_Task brief_
Copy every line of the data that contains the string "this".

_Dataset records_
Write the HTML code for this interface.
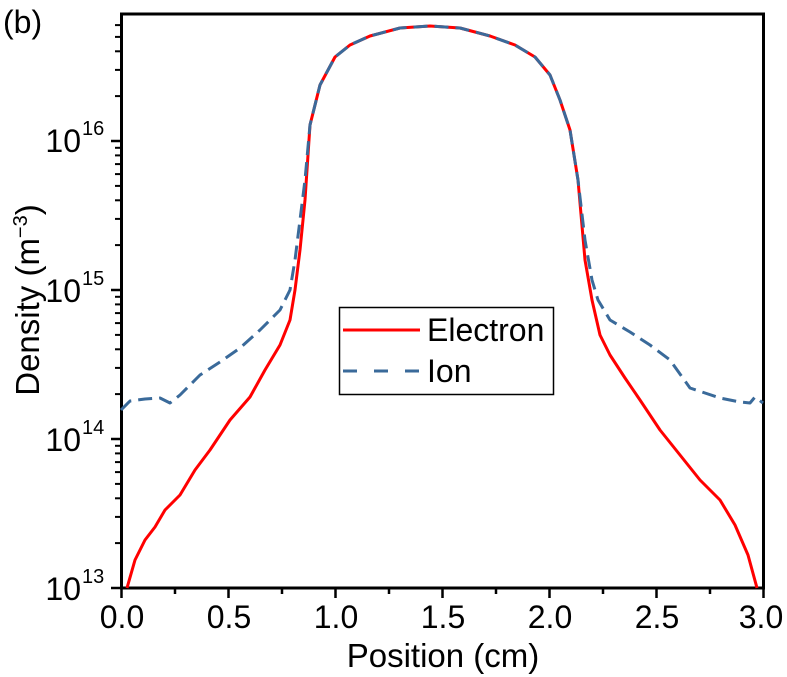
<!DOCTYPE html>
<html><head><style>body{margin:0;background:#fff}svg{display:block}text{font-family:"Liberation Sans",Arial,sans-serif;fill:#000}</style></head><body>
<svg width="787" height="677" viewBox="0 0 787 677">
<text x="3" y="33" font-size="32">(b)</text>
<rect x="121.5" y="14" width="642" height="574" fill="none" stroke="#000" stroke-width="3"/>
<g stroke="#000" stroke-width="2.5">
<line x1="121.5" y1="588" x2="121.5" y2="598"/><line x1="228.5" y1="588" x2="228.5" y2="598"/><line x1="335.5" y1="588" x2="335.5" y2="598"/><line x1="442.5" y1="588" x2="442.5" y2="598"/><line x1="549.5" y1="588" x2="549.5" y2="598"/><line x1="656.5" y1="588" x2="656.5" y2="598"/><line x1="763.5" y1="588" x2="763.5" y2="598"/>
<line x1="175" y1="588" x2="175" y2="594"/><line x1="282" y1="588" x2="282" y2="594"/><line x1="389" y1="588" x2="389" y2="594"/><line x1="496" y1="588" x2="496" y2="594"/><line x1="603" y1="588" x2="603" y2="594"/><line x1="710" y1="588" x2="710" y2="594"/>
<line x1="111" y1="588" x2="121" y2="588"/><line x1="111" y1="439" x2="121" y2="439"/><line x1="111" y1="290" x2="121" y2="290"/><line x1="111" y1="141" x2="121" y2="141"/>
</g>
<g stroke="#000" stroke-width="2">
<line x1="115" y1="543.1" x2="121" y2="543.1"/><line x1="115" y1="516.9" x2="121" y2="516.9"/><line x1="115" y1="498.3" x2="121" y2="498.3"/><line x1="115" y1="483.9" x2="121" y2="483.9"/><line x1="115" y1="472.1" x2="121" y2="472.1"/><line x1="115" y1="462.1" x2="121" y2="462.1"/><line x1="115" y1="453.4" x2="121" y2="453.4"/><line x1="115" y1="445.8" x2="121" y2="445.8"/>
<line x1="115" y1="394.1" x2="121" y2="394.1"/><line x1="115" y1="367.9" x2="121" y2="367.9"/><line x1="115" y1="349.3" x2="121" y2="349.3"/><line x1="115" y1="334.9" x2="121" y2="334.9"/><line x1="115" y1="323.1" x2="121" y2="323.1"/><line x1="115" y1="313.1" x2="121" y2="313.1"/><line x1="115" y1="304.4" x2="121" y2="304.4"/><line x1="115" y1="296.8" x2="121" y2="296.8"/>
<line x1="115" y1="245.1" x2="121" y2="245.1"/><line x1="115" y1="218.9" x2="121" y2="218.9"/><line x1="115" y1="200.3" x2="121" y2="200.3"/><line x1="115" y1="185.9" x2="121" y2="185.9"/><line x1="115" y1="174.1" x2="121" y2="174.1"/><line x1="115" y1="164.1" x2="121" y2="164.1"/><line x1="115" y1="155.4" x2="121" y2="155.4"/><line x1="115" y1="147.8" x2="121" y2="147.8"/>
<line x1="115" y1="96.1" x2="121" y2="96.1"/><line x1="115" y1="69.9" x2="121" y2="69.9"/><line x1="115" y1="51.3" x2="121" y2="51.3"/><line x1="115" y1="36.9" x2="121" y2="36.9"/><line x1="115" y1="25.1" x2="121" y2="25.1"/>
</g>
<g font-size="32" text-anchor="middle">
<text x="122" y="628">0.0</text><text x="229" y="628">0.5</text><text x="336" y="628">1.0</text><text x="443" y="628">1.5</text><text x="550" y="628">2.0</text><text x="657" y="628">2.5</text><text x="761" y="628">3.0</text>
</g>
<g font-size="32" text-anchor="end">
<text x="81" y="600">10</text><text x="81" y="451">10</text><text x="81" y="302">10</text><text x="81" y="152">10</text>
</g>
<g font-size="20">
<text x="82" y="583">13</text><text x="82" y="434">14</text><text x="82" y="285">15</text><text x="82" y="135">16</text>
</g>
<text x="443" y="667" font-size="33" text-anchor="middle">Position (cm)</text>
<text transform="translate(39,300) rotate(-90)" font-size="33" text-anchor="middle">Density (m<tspan font-size="20" dy="-12">−3</tspan><tspan dy="12">)</tspan></text>
<polyline fill="none" stroke="#f00" stroke-width="3" stroke-linejoin="round" points="127,588 135,560 145,540 155,527 165,510 180,495 195,470 210,450 230,420 250,397 265,370 280,345 290,320 295,290 300,250 305,200 310,125 320,85 335,57 350,45 370,36 400,28 430,26 460,28 490,36 515,45 535,57 550,75 560,100 570,130 578,180 585,260 592,300 600,335 610,355 625,378 640,400 660,430 680,455 700,480 720,500 735,525 748,555 757,588"/>
<polyline fill="none" stroke="#3a6a9a" stroke-width="3" stroke-linejoin="round" stroke-dasharray="14,7" points="121,410 130,401 145,399 160,398 170,403 180,395 200,375 220,362 240,348 260,330 280,310 290,290 295,260 300,220 305,180 310,125 320,85 335,57 350,45 370,36 400,28 430,26 460,28 490,36 515,45 535,57 550,75 560,100 570,130 578,180 585,240 592,280 598,300 610,320 630,332 650,345 670,360 690,388 720,398 740,402 750,403 755,397 763,403"/>
<rect x="339.5" y="307.5" width="214" height="87" fill="#fff" stroke="#000" stroke-width="1.5"/>
<line x1="343" y1="330" x2="420" y2="330" stroke="#f00" stroke-width="3"/>
<line x1="343" y1="371" x2="420" y2="371" stroke="#3a6a9a" stroke-width="3" stroke-dasharray="14,17"/>
<text x="427" y="341" font-size="32">Electron</text>
<text x="427" y="382" font-size="32">Ion</text>
</svg>
</body></html>
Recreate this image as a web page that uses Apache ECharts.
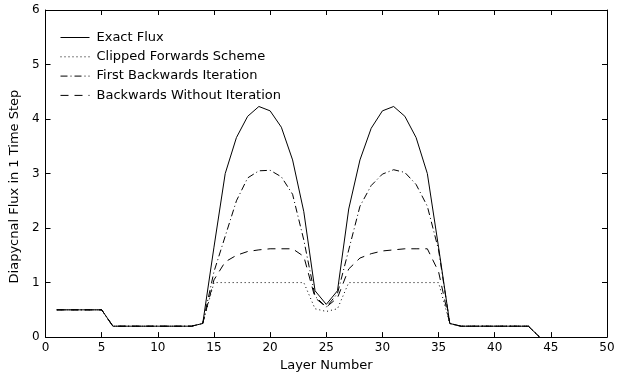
<!DOCTYPE html>
<html>
<head>
<meta charset="utf-8">
<script src="https://cdn.jsdelivr.net/npm/echarts@6/dist/echarts.min.js"></script>
<style>
html,body{margin:0;padding:0;background:#fff;}
#chart{width:621px;height:377px;}
</style>
</head>
<body>
<div id="chart"></div>
<script>
// Layer numbers
var layers = [1,2,3,4,5,6,7,8,9,10,11,12,13,14,15,16,17,18,19,20,21,22,23,24,25,26,27,28,29,30,31,32,33,34,35,36,37,38,39,40,41,42,43,44];
// Exact Flux
var exactFlux = [0.5,0.5,0.5,0.5,0.5,0.2,0.2,0.2,0.2,0.2,0.2,0.2,0.2,0.25,1.65,3.0,3.66,4.05,4.23,4.15,3.85,3.25,2.3,0.85,0.6,0.85,2.35,3.25,3.83,4.15,4.23,4.05,3.66,3.0,1.65,0.25,0.2,0.2,0.2,0.2,0.2,0.2,0.2,0];
// Clipped Forwards Scheme
var clippedForwards = [0.5,0.5,0.5,0.5,0.5,0.2,0.2,0.2,0.2,0.2,0.2,0.2,0.2,0.25,1.0,1.0,1.0,1.0,1.0,1.0,1.0,1.0,1.0,0.52,0.47,0.52,1.0,1.0,1.0,1.0,1.0,1.0,1.0,1.0,1.0,0.25,0.2,0.2,0.2,0.2,0.2,0.2,0.2,0];
// First Backwards Iteration
var firstBackwards = [0.5,0.5,0.5,0.5,0.5,0.2,0.2,0.2,0.2,0.2,0.2,0.2,0.2,0.25,1.2,1.85,2.5,2.92,3.05,3.06,2.94,2.62,1.78,0.75,0.55,0.8,1.6,2.4,2.78,2.99,3.07,3.02,2.8,2.4,1.6,0.25,0.2,0.2,0.2,0.2,0.2,0.2,0.2,0];
// Backwards Without Iteration
var backwardsNoIter = [0.5,0.5,0.5,0.5,0.5,0.2,0.2,0.2,0.2,0.2,0.2,0.2,0.2,0.25,1.05,1.38,1.5,1.57,1.6,1.62,1.62,1.62,1.48,0.72,0.55,0.72,1.25,1.45,1.53,1.58,1.6,1.62,1.62,1.62,1.2,0.25,0.2,0.2,0.2,0.2,0.2,0.2,0.2,0];

var seriesNames = ['Exact Flux','Clipped Forwards Scheme','First Backwards Iteration','Backwards Without Iteration'];
var xTicks = {min:0, max:50, interval:5};
var yTicks = {min:0, max:6, interval:1};

function pairs(vals){ return layers.map(function(x,i){ return [x, vals[i]]; }); }

var FONT = 'DejaVu Sans';
var chart = echarts.init(document.getElementById('chart'));
function axisCommon(){
  return {
    axisLine:{show:true, onZero:false, lineStyle:{color:'#000', width:1}},
    axisTick:{show:true, inside:true, length:5, lineStyle:{color:'#000', width:1}},
    splitLine:{show:false}
  };
}
var xBottom = Object.assign(axisCommon(), {
  type:'value', position:'bottom', min:xTicks.min, max:xTicks.max, interval:xTicks.interval,
  axisLabel:{color:'#000', fontSize:12, fontFamily:FONT, margin:5},
  name:'Layer Number', nameLocation:'middle', nameGap:17,
  nameTextStyle:{color:'#000', fontSize:13, fontFamily:FONT}
});
var xTop = Object.assign(axisCommon(), {
  type:'value', position:'top', min:xTicks.min, max:xTicks.max, interval:xTicks.interval,
  axisLabel:{show:false}
});
var yLeft = Object.assign(axisCommon(), {
  type:'value', position:'left', min:yTicks.min, max:yTicks.max, interval:yTicks.interval,
  axisLabel:{color:'#000', fontSize:12, fontFamily:FONT, margin:6},
  name:'Diapycnal Flux in 1 Time Step', nameLocation:'middle', nameGap:20,
  nameTextStyle:{color:'#000', fontSize:13, fontFamily:FONT, padding:[0,26,0,0]}
});
var yRight = Object.assign(axisCommon(), {
  type:'value', position:'right', min:yTicks.min, max:yTicks.max, interval:yTicks.interval,
  axisLabel:{show:false}
});
var styles = [
  {type:'solid'},
  {type:[1,3]},
  {type:[7,3,1,3]},
  {type:[8,6]}
];
var dataSets = [exactFlux, clippedForwards, firstBackwards, backwardsNoIter];
var series = seriesNames.map(function(n,i){
  return {
    name:n, type:'line', xAxisIndex:0, yAxisIndex:0,
    data:pairs(dataSets[i]), symbol:'none', showSymbol:false, animation:false,
    lineStyle:{color:'#000', width:1, type:styles[i].type}, itemStyle:{color:'#000'},
    z: 10-i
  };
});
chart.setOption({
  animation:false,
  backgroundColor:'#fff',
  grid:{left:40, right:14, top:10, bottom:33, containLabel:false},
  xAxis:[xBottom, xTop],
  yAxis:[yLeft, yRight],
  legend:{
    orient:'vertical', left:55, top:26, itemWidth:29, itemHeight:12, itemGap:6.3,
    data:seriesNames,
    itemStyle:{opacity:0},
    lineStyle:{width:1},
    textStyle:{color:'#000', fontSize:13, lineHeight:13, fontFamily:FONT, padding:[0,0,0,2]},
    inactiveColor:'#000'
  },
  series:series
});
</script>
</body>
</html>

_Solution_
Write the HTML code for this interface.
Recreate this image as a web page that uses Apache ECharts.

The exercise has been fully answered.